In pandas, you use methods like `info()`, `describe()`, and `head()` to quickly get this information.

- ------------------------------------------------------------------------------------------------------------------------------------------
- ------------------------------------------------------------------------------------------------------------------------------------------

### Markdown 7
- The describe() method in pandas provides a statistical summary of the DataFrame's numeric columns. It helps you understand the distribution and central tendencies of the data.
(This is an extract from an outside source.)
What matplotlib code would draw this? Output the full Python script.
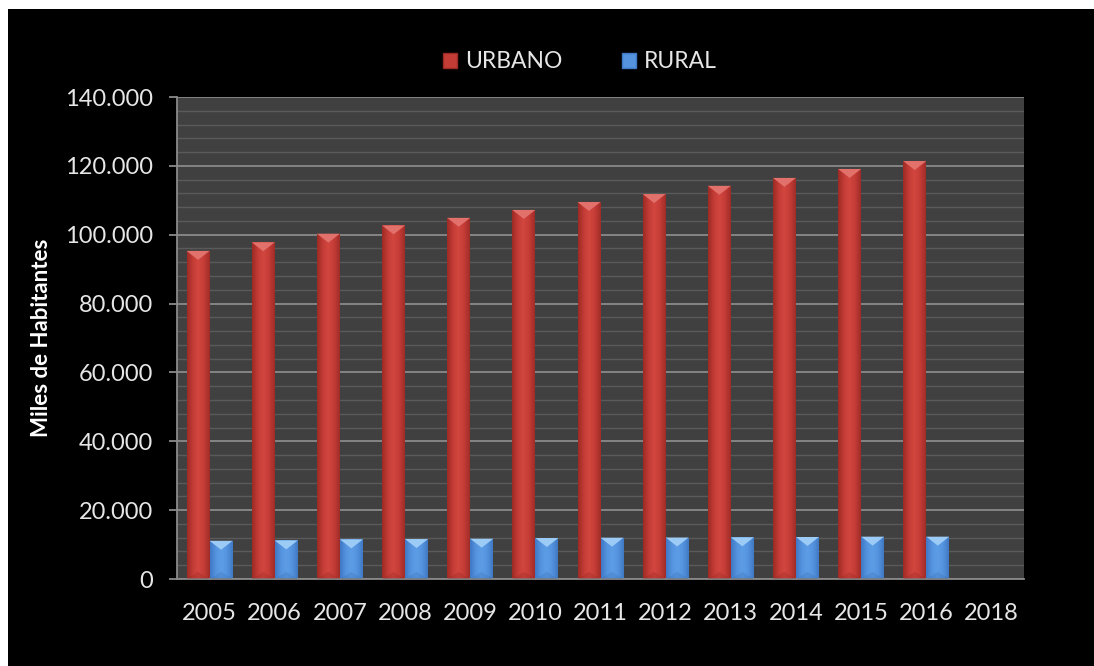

Here’s what it does:

##### What describe() Provides:
- Count: The number of non-null entries in each numeric column.
- Mean: The average value of the numeric entries.
- Standard Deviation (std): A measure of the dispersion or spread of the data around the mean.
- Min: The smallest value in the column.
- 25% (First Quartile): The value below which 25% of the data falls.
- 50% (Median or Second Quartile): The middle value that divides the data into two equal halves.
- 75% (Third Quartile): The value below which 75% of the data falls.
- Max: The largest value in the column.


### Markdown 8
### Difference b/w describe() and info()  method
##### describe() Method:
- Purpose: Provides a statistical summary of numeric columns only.
- Output: Includes statistics like count, mean, standard deviation, min, max, and quartiles (25%, 50%, 75%).
- Usage: Best for understanding the distribution and central tendencies of numeric data.

#### info() Method:
- Purpose: Provides a summary of all columns, including data types and non-null counts.
- output: Shows:
- Column Names: The names of all columns.
- Data Types: The data type of each column (e.g., int64, float64, object).
- Non-Null Counts: The number of non-null entries in each column.
- Memory Usage: The memory usage of the DataFrame.
- Usage: Best for getting an overview of the data types, presence of missing values, and general structure of the DataFrame.